Shame is not the first word I would have thought of, but I think it’s the right one. Feeling shamed by someone I perceive as an expert would be a devastating blow, especially early in my career.

On the flip side, experts are also afraid of being wrong.

Take this study where experts were asked to compare the PlayStation 3 and Xbox 360:

“The core problem with an expert dissecting the differences, the researcher found, involves an impulse to “maximize comparability,” or stretching to make comparisons and falsely recalling features that simply aren’t there for one product. This consistent “false recall” was, they concluded, partly fueled by an expert’s sense of accountability and resulting pressure to be, well, an expert.

Such an impulse was not found in non-experts and, interestingly, in experts when the researchers told them not to be worried about consequences as they answered a study’s questionnaire. “When we told them they were off the hook, they made better decisions. Their false recall call rate went down!” said Mehta.” - James Warren, The Atlantic

With more at stake than novices, experts often double-down on bad advice rather than admit they’re wrong. They want to demonstrate clever conclusions rather than objectively listening and asking questions.

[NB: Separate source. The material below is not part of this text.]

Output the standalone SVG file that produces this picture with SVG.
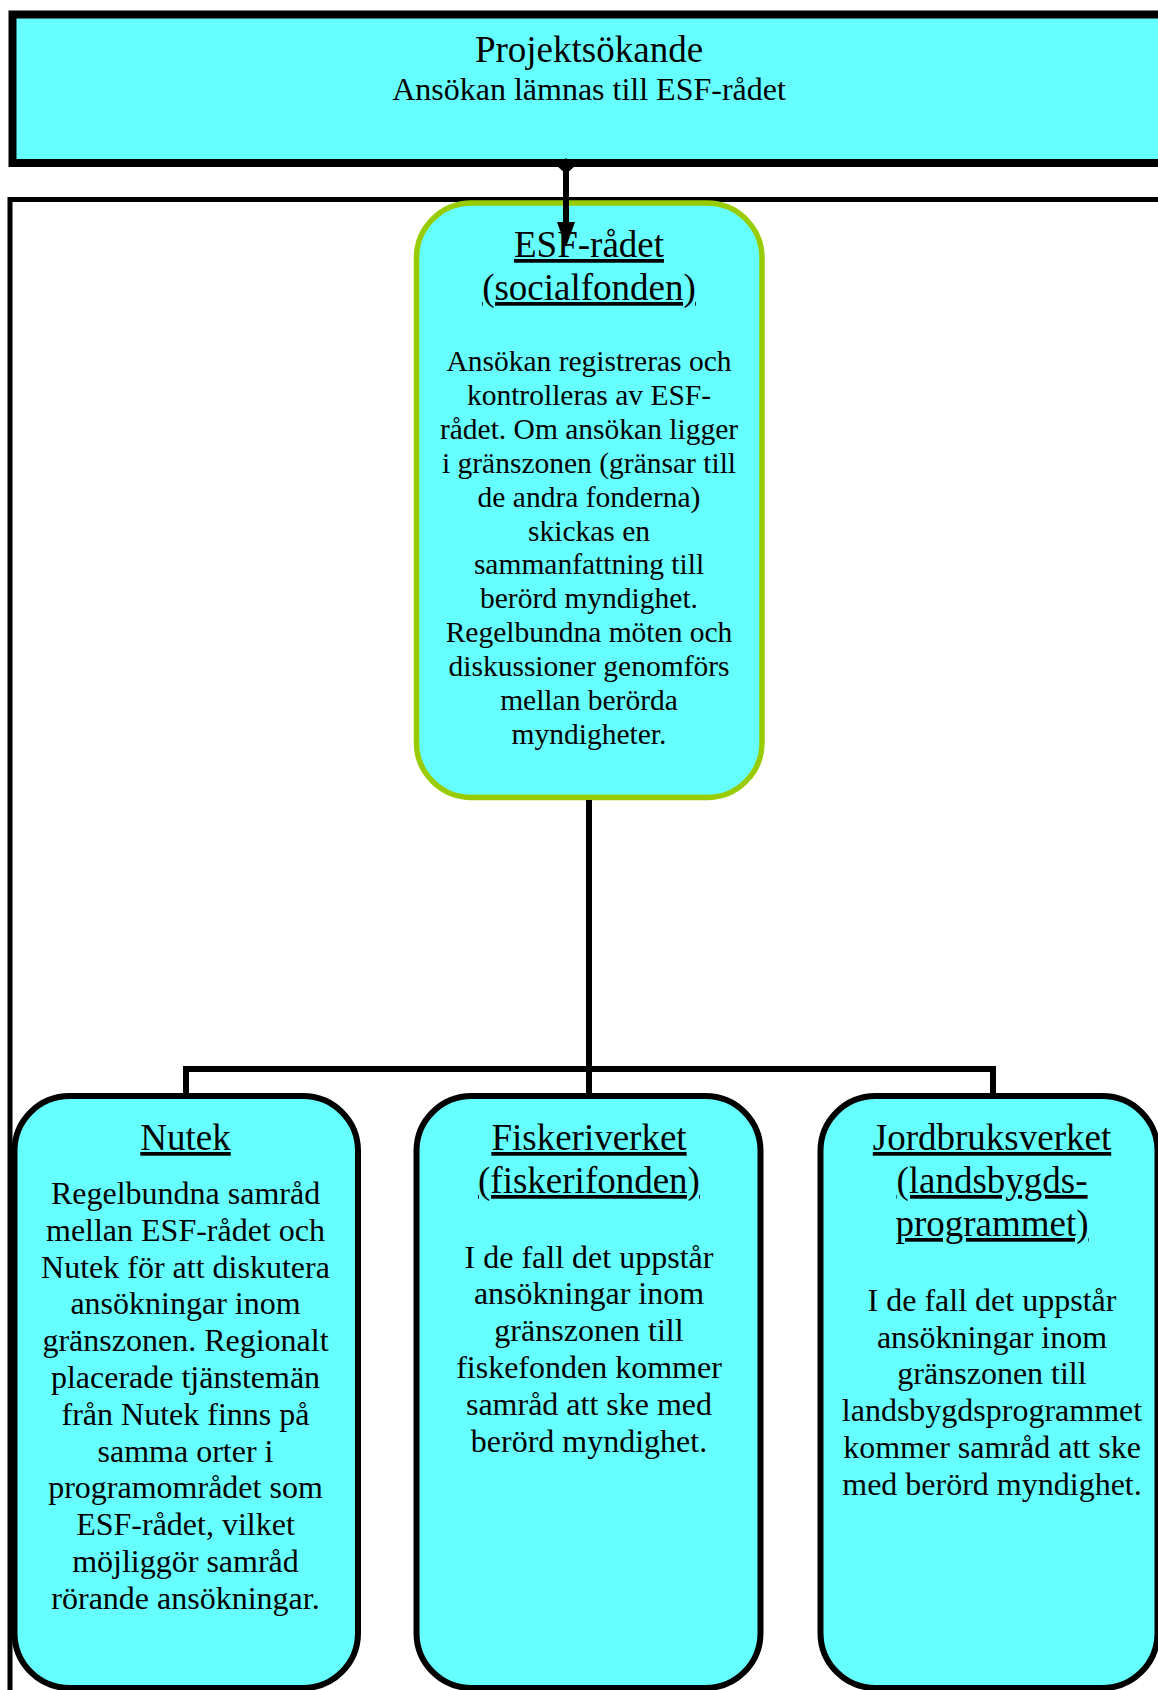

These two factors feed into one another.

For example, if you find a flaw in an expert’s advice, you might summon the courage to point it out. Flummoxed, the expert will dig in and may even deride the question or your place in asking it. Discouraged, you stop asking questions, and the expert remains expert to give erroneous advice.

Pride and shame are interesting human emotions that play a huge role in our treatment of experts.

So Who Can You Trust?

In thinking through the pitfalls of listening to experts, I’ve come up with one takeaway:

Advice cannot be generalized.

It would be a logical fallacy for me to give you a general piece of advice that advice cannot be generalized, so this is not advice. This is something I personally choose to accept. It’s more like an axiom for all interactions I have with experts in my life, and you can choose to accept it if you like.

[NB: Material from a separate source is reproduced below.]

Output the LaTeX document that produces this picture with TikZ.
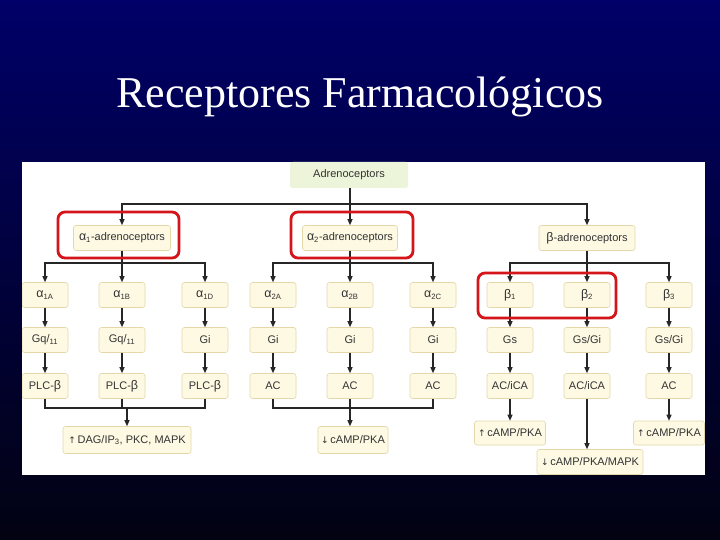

Now when I interact with experts, I don’t ask for advice.

Instead, I try to ask them about experiences they had. I ask if they considered courses of action they didn’t take, and I ask if they faced similar challenges multiple times with different results.

Next, I filter expert advice through multiple experts. This leads to a world where there are very few black and white issues, but I think it’s more interesting to seek the truth than to live by faith.

Finally, I filter experts through my own experience, motivations, and preferences. No two paths are the same, but it’s taken me a long time to develop the confidence to accept that.